The first example on the page parametrizes the pendulum in the 'obvious' way,
by noting that you know the state of a pendulum if you know what angle the
weight forms relative to the vertical (plus also the rate at which that angle
is changing). This is nice, but the solution involves trigonometric functions.

The second one parametrizes the same system in a different way. Here the mu
parameter is, roughly speaking, the height of the weight above the minimum
(but not really). It still specifies where the pendulum is (the equation M(mu)
= ... tells you the (x,y) coordinates of the pendulum's weight for a
particular mu), so we can still calculate the energy of the pendulum in terms
of mu. Energy has two components, kinetic and potential. Potential is the just
height from 0 times mass times gravitational constant g. The kinetic is mv^2/2
and the speed v can be determined by using the parametrization above M(mu)=
.... The end result is a different means of expressing the same system, but
interesting in a manner that does not involve trigonometric functions despite
being 'so obviously' trigonometric in nature.

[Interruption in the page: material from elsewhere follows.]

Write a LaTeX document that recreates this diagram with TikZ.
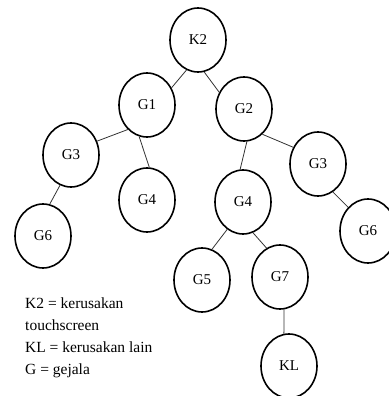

One might hope that eliminating a trig function would speed up simulation. I
think it's clear that one would need a more demanding simulation to make the
difference noticeable.

I think this is a fun little project and it was nice to see it introduce me to
a new concept (rational trig).

------
throwanem
Very neat! But possibly afflicted somewhat with rounding errors; I spent a few
minutes reading about Lagrangian mechanics, and came back to find the pendulum
whirling around its origin point like a thrown bolas. It looks like you've put
the proper amount of effort into scope hygiene and the debugger doesn't seem
to want to work, so I can't give the values of any of your code's variables,
but I'm using Firefox 45 ESR, if that helps at all.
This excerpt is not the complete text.